Deze opzet is perfect geschikt om te laten zien met behulp van agent-based simulatie, waarbij heuristieken kunnen worden zichtbaar gemaakt op een manier die voor alpha geesten inzichtelijk is. Maar gekozen is voor een mathematische aanpak die het toestaat een equilibrium te definiëren: ongeveer met “een pure-strategy Markov perfect equilibrium is de combinatie van strategiën …

zodanig dat de vergelijkingen (1) en (2) zijn opgelost (zijn vertaling)”
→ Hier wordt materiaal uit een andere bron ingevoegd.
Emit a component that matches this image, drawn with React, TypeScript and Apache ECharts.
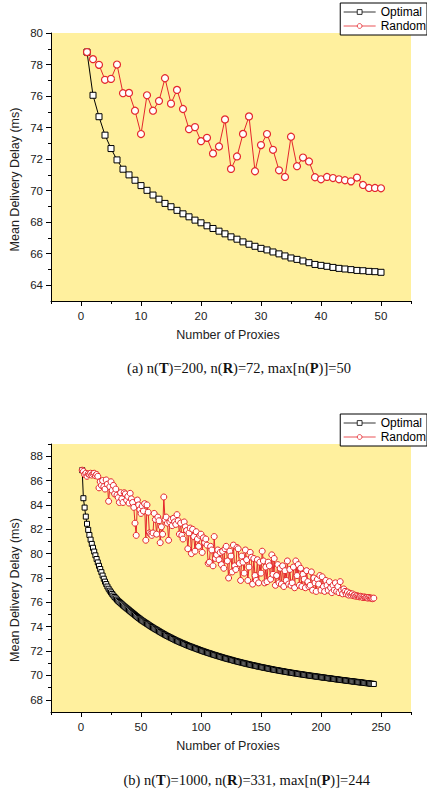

Zijn probleem met deze aanpakt is dat de mathematische weergave min of meer verdoezelt dat deze, om hem überhaupt operationeel te kunnen maken, een onaanvaardbaar omvangrijke inperking vraagt van de ruimte die de parameters van het model zijns inziens zouden moeten kunnen hebben. Een citaat als voorbeeld: “We treat all poor agents as identical, and all members of the elite are also identical.” (p. 941) Dit reduceert de wiskundige complexiteit van een arbeidsbevolking en een netwerkende elite tot twee stromannen.
Zijn onzekerheid was gebaseerd op het rotsvaste vetrouwen dat zijn broer, die econoom is, heeft in de kwaliteiten van Acemoglu en de zijnen, en dit is vermeerderd door de laatste twee boeken van Acemoglu en Robinson die qualitatieve analyses bevatten van staatsvormen en welvaartsontwikkeling (2012) en van de onwikkelingen die het onstaan, bevestigen en teloorgaan van burgerlijke vrijheden (2019) relateert aan de dynamieken in netwerkconfiguraties van economische, juridische en politieke spelers (hij typeert ze als verschillende typen Leviathan).
Die twee boeken zijn een fantastische bron voor nader onderzoek met behulp van simulaties. Acemoglu’s Leviathan is dan een complex adaptief systeem (iets wat Hobbes al wel heeft voorzien) en zijn beschrijvingen en analyses leiden dan tot heuristieken/hypotheses die kunnen worden gemodelleerd, waarvan de beginwaarden kunnen worden geparametriseerd en waarvan de uitwerking kan worden geanalyseerd en gebruikt voor calibreren. Als een trage, maar bewuste vorm van deep learning.
En, o ja: eco staat voor huishouden, en huishouden omvat meer dan de portemonnee. Dat laat het werk van Acemoglu cs vrij duidelijk zien. Dat is eerder ecologisch dan economisch aan het worden.